The steady-state condition is rare and, in general, the design capacity of a system will exceed the load because loads change continually. The state maintained in the conditioned space will not stay constant if plant capacity is uncontrolled.
As an example, consider the plenum ventilation system illustrated in Figure 13.1. When the outside temperature rises above its design winter value fabric heat losses will diminish and the heater battery capacity will be too great, with a consequent rise in room temperature. To keep this at a nominally constant value four things must occur. Firstly, it must be measured. Secondly, the change in temperature must be used to send a signal to the heater
Fig. 13.1 Closed loop system.
Battery. Thirdly, the strength of the signal must produce a matching change in battery output.
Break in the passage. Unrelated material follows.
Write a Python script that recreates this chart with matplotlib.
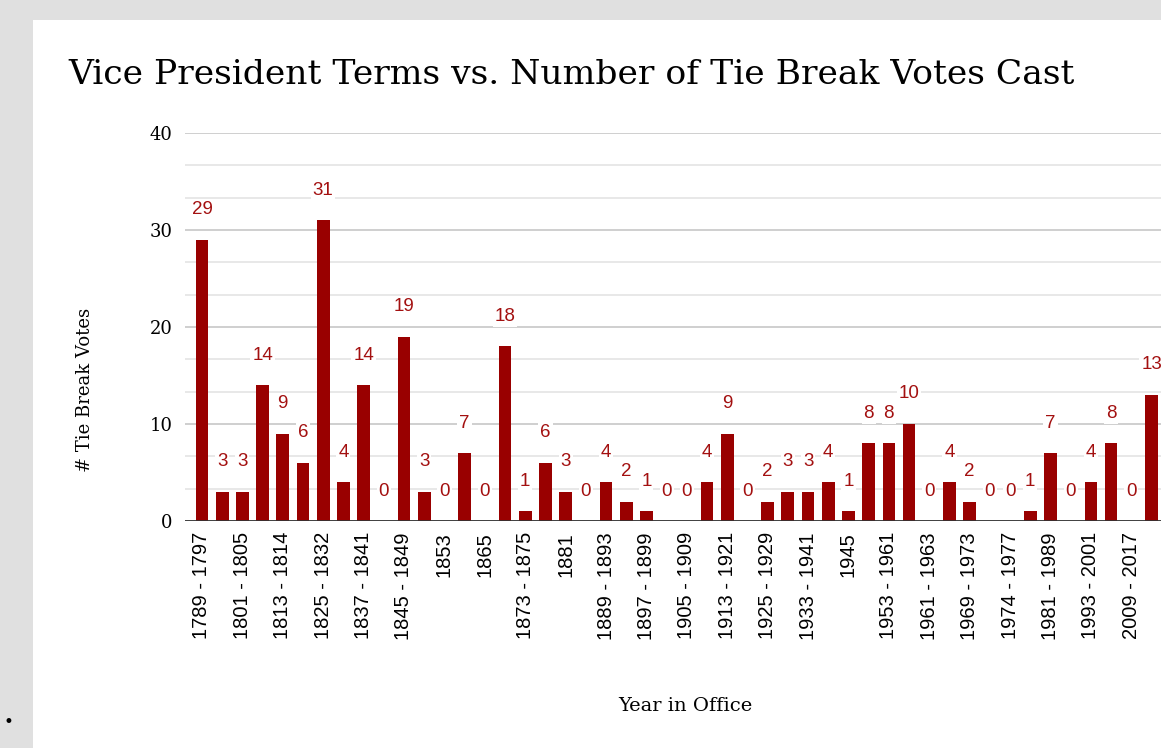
import numpy as np
import matplotlib
matplotlib.use('Agg')
import matplotlib.pyplot as plt
from matplotlib.patches import Rectangle

# tie break votes per vice president term (left to right, chart is cut at the right edge)
votes = [29, 3, 3, 14, 9, 6, 31, 4, 14, 0, 19, 3, 0, 7, 0, 18, 1, 6, 3, 0,
         4, 2, 1, 0, 0, 4, 9, 0, 2, 3, 3, 4, 1, 8, 8, 10, 0, 4, 2, 0,
         0, 1, 7, 0, 4, 8, 0, 13]

# only every other term label is shown on the axis
shown_terms = ['1789 - 1797', '1801 - 1805', '1813 - 1814', '1825 - 1832',
               '1837 - 1841', '1845 - 1849', '1853', '1865', '1873 - 1875',
               '1881', '1889 - 1893', '1897 - 1899', '1905 - 1909',
               '1913 - 1921', '1925 - 1929', '1933 - 1941', '1945',
               '1953 - 1961', '1961 - 1963', '1969 - 1973', '1974 - 1977',
               '1981 - 1989', '1993 - 2001', '2009 - 2017']

yticks = [0, 10, 20, 30, 40]

W, H = 1161, 748
bar_color = '#990000'
label_color = '#a31010'

fig = plt.figure(figsize=(W / 100, H / 100), dpi=100)
fig.patch.set_facecolor('#e0e0e0')
fig.patches.append(Rectangle((33 / W, 0), 1 - 33 / W, (H - 20) / H,
                             transform=fig.transFigure, facecolor='white',
                             edgecolor='none', zorder=-5))

ax = fig.add_axes([185 / W, 1 - 521 / H, 1 - 185 / W, (521 - 133) / H])
ax.set_facecolor('none')

x = np.arange(len(votes))
ax.bar(x, votes, width=0.63, color=bar_color, zorder=3)

for xi, v in zip(x, votes):
    ax.annotate(str(v), (xi, v), xytext=(0, 30), textcoords='offset pixels',
                ha='center', va='center', color=label_color, fontsize=13.5,
                family='Liberation Sans', zorder=4,
                bbox=dict(boxstyle='square,pad=0.1', fc='white', ec='none'),
                annotation_clip=False)

ax.set_xlim(-0.84, 47.47)
ax.set_ylim(0, 40)

# major and minor gridlines
for y in np.arange(0, 40.01, 10 / 3):
    if abs(y - round(y / 10) * 10) < 1e-6:
        ax.axhline(y, color='#cccccc', lw=1.3, zorder=1)
    else:
        ax.axhline(y, color='#e6e6e6', lw=1.3, zorder=1)
ax.axhline(0, color='#333333', lw=2, zorder=5)

ax.set_yticks(yticks)
ax.set_yticklabels([str(t) for t in yticks], family='DejaVu Serif', fontsize=13)
ax.set_xticks(x[::2])
ax.set_xticklabels(shown_terms, rotation=90, family='Liberation Sans',
                   fontsize=14.5, va='top', ha='center')
ax.tick_params(axis='both', length=0)
ax.tick_params(axis='y', pad=9)
ax.tick_params(axis='x', pad=8)
for s in ax.spines.values():
    s.set_visible(False)

fig.text(68 / W, 1 - 75 / H, 'Vice President Terms vs. Number of Tie Break Votes Cast',
         family='DejaVu Serif', fontsize=24.8, ha='left', va='center')
fig.text(685 / W, 1 - 706 / H, 'Year in Office', family='DejaVu Serif',
         fontsize=14, ha='center', va='center')
fig.text(85 / W, 1 - 390 / H, '# Tie Break Votes', family='DejaVu Serif',
         fontsize=13, ha='center', va='center', rotation=90)
fig.text(8 / W, 1 - 722 / H, '•', fontsize=12, ha='center', va='center')

fig.savefig('out.png', dpi=100, facecolor=fig.get_facecolor())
Finally, the time taken for all this to happen must not be so long that further load changes occur in the meantime and the battery output becomes significantly out of phase with the load.
Note that a temperature change must be measured if the battery capacity is to be altered, implying that temperature cannot be kept constant. Such a deviation is inherent in control systems but a sustained deviation (offset) can be prevented, with a lapse of time, in certain refined systems, described later. Several methods are adopted for the signal transmission but its strength must be related to the measured deviation so that the capacity of the regulating device at the battery can gauge its response to this.
The principle of using an observed deviation in the load to give a corrective response in capacity is termed ‘negative feedback’ and a control system using this principle is called a ‘closed loop’. Another form of control system is an ‘open loop’, which does not use negative feedback but, instead, regulates capacity in a pre-arranged manner. For example, since fabric heat loss is proportional to the difference between room and outside temperature, and since heater battery capacity is related to the flow temperature of the hot water, it is possible to reduce the value of the latter as the outside air temperature rises, according to a calculated schedule. Room temperature could then be kept constant without actually having been measured. Such a system (termed ‘compensated control’) works as an open loop. An open loop system usually contains sub-systems which are themselves closed loops, in order to work properly.